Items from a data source
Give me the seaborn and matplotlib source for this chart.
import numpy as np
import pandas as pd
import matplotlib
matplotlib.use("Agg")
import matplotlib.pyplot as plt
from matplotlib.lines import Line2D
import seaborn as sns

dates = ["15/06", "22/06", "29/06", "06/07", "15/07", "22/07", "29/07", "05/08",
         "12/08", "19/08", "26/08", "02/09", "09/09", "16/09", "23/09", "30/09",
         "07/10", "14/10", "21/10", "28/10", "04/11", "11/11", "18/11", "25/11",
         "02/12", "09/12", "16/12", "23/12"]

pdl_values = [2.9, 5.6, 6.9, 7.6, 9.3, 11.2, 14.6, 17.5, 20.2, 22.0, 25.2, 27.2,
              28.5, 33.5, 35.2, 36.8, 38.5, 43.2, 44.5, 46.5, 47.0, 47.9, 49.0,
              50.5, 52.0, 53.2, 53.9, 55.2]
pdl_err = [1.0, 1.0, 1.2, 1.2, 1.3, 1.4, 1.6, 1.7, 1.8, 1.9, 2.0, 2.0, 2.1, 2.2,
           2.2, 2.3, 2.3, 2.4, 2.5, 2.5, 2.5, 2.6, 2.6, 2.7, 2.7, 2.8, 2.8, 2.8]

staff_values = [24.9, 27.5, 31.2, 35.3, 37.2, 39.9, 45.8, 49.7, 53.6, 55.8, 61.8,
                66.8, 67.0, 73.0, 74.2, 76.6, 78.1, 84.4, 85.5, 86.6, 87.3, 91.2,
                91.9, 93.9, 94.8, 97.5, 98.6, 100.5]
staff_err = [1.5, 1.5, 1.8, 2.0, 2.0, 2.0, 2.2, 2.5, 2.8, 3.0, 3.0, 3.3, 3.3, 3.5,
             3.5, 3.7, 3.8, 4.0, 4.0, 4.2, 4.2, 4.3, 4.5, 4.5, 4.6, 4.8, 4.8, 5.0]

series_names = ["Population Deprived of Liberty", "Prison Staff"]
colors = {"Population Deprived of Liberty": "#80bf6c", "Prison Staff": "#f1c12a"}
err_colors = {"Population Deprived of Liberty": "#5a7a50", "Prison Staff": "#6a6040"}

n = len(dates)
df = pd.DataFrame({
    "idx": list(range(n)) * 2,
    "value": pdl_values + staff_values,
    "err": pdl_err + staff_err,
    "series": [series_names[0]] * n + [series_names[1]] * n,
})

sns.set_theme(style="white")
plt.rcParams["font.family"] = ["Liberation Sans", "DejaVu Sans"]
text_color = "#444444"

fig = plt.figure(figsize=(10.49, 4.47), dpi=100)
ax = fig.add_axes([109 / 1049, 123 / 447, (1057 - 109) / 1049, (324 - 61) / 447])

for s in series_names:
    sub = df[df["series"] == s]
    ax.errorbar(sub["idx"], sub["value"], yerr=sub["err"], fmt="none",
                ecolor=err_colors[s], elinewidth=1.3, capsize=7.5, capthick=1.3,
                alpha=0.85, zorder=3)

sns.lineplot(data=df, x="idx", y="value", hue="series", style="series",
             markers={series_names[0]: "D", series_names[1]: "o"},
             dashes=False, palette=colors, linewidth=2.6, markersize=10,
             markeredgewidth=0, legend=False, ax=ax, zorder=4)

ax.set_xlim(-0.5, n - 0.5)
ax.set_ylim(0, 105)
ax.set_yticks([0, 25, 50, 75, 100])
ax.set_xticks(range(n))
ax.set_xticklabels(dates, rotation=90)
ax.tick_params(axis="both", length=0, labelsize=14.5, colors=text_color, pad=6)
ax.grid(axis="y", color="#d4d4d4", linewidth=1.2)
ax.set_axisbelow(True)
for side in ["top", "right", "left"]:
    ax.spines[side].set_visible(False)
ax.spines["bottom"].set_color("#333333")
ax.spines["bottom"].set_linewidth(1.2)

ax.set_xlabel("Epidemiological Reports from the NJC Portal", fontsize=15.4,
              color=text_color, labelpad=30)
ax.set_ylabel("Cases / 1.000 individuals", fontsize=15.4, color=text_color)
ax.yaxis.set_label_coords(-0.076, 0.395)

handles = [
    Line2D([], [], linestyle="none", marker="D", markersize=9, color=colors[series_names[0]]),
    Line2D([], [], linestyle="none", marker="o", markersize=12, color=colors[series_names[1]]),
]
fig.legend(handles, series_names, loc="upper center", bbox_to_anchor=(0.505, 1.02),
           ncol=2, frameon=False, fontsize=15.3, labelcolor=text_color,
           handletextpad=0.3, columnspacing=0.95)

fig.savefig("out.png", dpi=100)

---

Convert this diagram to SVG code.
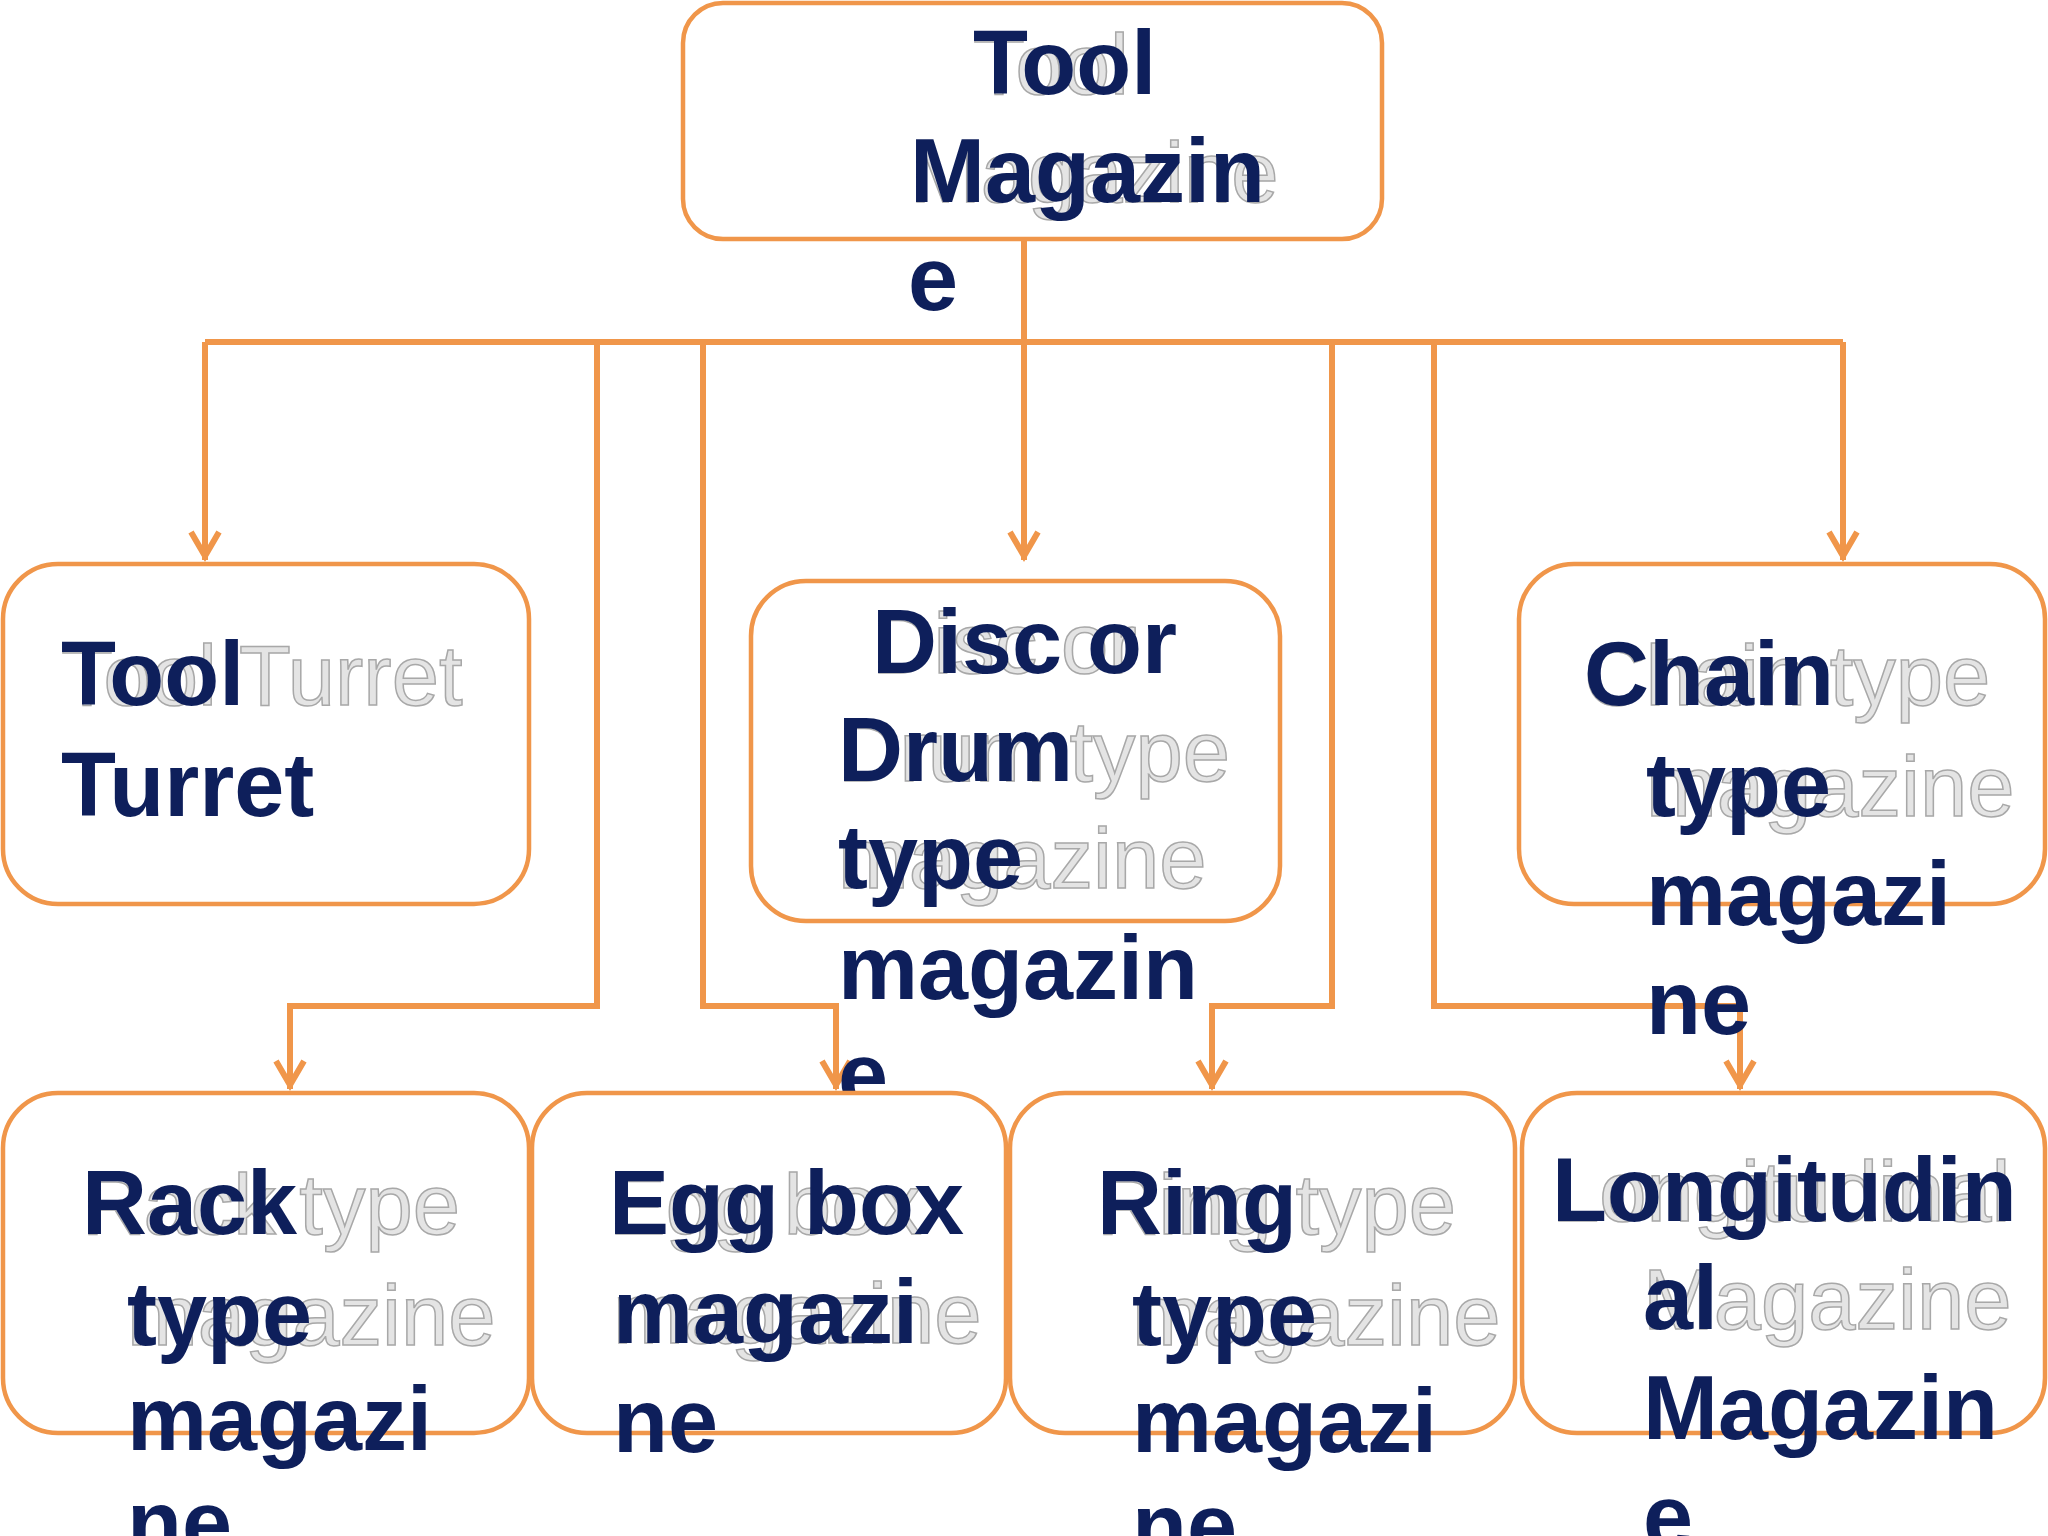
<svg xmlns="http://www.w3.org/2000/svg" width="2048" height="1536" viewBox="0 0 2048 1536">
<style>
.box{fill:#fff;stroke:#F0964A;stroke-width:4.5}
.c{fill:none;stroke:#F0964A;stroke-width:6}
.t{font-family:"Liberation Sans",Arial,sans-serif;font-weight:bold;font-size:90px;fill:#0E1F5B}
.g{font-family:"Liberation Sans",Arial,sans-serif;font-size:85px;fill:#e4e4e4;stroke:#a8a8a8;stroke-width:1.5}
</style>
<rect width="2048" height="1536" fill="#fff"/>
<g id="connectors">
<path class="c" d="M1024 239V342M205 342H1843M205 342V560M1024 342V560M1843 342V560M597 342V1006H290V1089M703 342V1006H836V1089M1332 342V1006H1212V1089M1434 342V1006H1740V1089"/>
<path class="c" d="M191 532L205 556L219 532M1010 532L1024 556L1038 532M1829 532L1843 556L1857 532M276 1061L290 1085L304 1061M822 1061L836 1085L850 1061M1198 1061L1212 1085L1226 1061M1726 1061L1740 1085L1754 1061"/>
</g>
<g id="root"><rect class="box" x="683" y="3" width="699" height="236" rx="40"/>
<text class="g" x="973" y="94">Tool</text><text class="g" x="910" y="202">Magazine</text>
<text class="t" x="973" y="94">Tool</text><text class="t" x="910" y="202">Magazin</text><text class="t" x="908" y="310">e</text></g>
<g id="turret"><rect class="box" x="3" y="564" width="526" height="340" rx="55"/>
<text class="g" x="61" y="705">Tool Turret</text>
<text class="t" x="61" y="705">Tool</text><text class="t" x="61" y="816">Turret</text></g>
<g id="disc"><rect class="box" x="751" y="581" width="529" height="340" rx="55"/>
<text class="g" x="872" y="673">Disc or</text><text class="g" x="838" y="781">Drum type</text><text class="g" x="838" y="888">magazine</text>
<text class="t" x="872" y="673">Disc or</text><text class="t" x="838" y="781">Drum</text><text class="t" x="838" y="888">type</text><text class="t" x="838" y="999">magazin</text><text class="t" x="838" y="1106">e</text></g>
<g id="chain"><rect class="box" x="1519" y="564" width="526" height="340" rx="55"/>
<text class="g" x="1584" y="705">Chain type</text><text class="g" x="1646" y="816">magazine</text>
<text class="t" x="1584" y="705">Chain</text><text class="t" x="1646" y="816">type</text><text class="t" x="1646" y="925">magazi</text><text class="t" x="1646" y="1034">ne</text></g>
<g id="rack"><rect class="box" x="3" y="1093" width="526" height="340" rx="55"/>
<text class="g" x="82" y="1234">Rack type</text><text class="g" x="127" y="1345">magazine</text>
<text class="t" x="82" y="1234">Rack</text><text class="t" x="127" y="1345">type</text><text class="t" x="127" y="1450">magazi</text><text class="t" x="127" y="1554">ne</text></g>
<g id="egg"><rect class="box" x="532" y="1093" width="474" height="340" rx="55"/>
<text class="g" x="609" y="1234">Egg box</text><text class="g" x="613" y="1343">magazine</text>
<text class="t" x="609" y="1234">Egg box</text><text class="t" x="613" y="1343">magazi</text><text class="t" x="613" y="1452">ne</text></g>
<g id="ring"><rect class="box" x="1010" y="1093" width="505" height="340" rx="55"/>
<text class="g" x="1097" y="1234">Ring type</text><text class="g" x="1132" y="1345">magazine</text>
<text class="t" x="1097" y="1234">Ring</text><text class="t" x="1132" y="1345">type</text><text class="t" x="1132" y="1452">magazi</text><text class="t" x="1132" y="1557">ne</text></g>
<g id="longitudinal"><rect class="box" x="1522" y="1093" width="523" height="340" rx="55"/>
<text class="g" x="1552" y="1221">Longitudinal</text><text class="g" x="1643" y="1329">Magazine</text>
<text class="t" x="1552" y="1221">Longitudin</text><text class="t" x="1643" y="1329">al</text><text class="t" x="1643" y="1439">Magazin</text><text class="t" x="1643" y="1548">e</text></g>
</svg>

§ **EXERCISE DETAILS**
Extract from the records above the lines from the one containing "Give me the" to the one containing "2.8, 2.8, 2.8]", both lines included, exactly as they appear and with nothing else.

§ **WRITTEN SOLUTION**
Give me the seaborn and matplotlib source for this chart.
import numpy as np
import pandas as pd
import matplotlib
matplotlib.use("Agg")
import matplotlib.pyplot as plt
from matplotlib.lines import Line2D
import seaborn as sns

dates = ["15/06", "22/06", "29/06", "06/07", "15/07", "22/07", "29/07", "05/08",
         "12/08", "19/08", "26/08", "02/09", "09/09", "16/09", "23/09", "30/09",
         "07/10", "14/10", "21/10", "28/10", "04/11", "11/11", "18/11", "25/11",
         "02/12", "09/12", "16/12", "23/12"]

pdl_values = [2.9, 5.6, 6.9, 7.6, 9.3, 11.2, 14.6, 17.5, 20.2, 22.0, 25.2, 27.2,
              28.5, 33.5, 35.2, 36.8, 38.5, 43.2, 44.5, 46.5, 47.0, 47.9, 49.0,
              50.5, 52.0, 53.2, 53.9, 55.2]
pdl_err = [1.0, 1.0, 1.2, 1.2, 1.3, 1.4, 1.6, 1.7, 1.8, 1.9, 2.0, 2.0, 2.1, 2.2,
           2.2, 2.3, 2.3, 2.4, 2.5, 2.5, 2.5, 2.6, 2.6, 2.7, 2.7, 2.8, 2.8, 2.8]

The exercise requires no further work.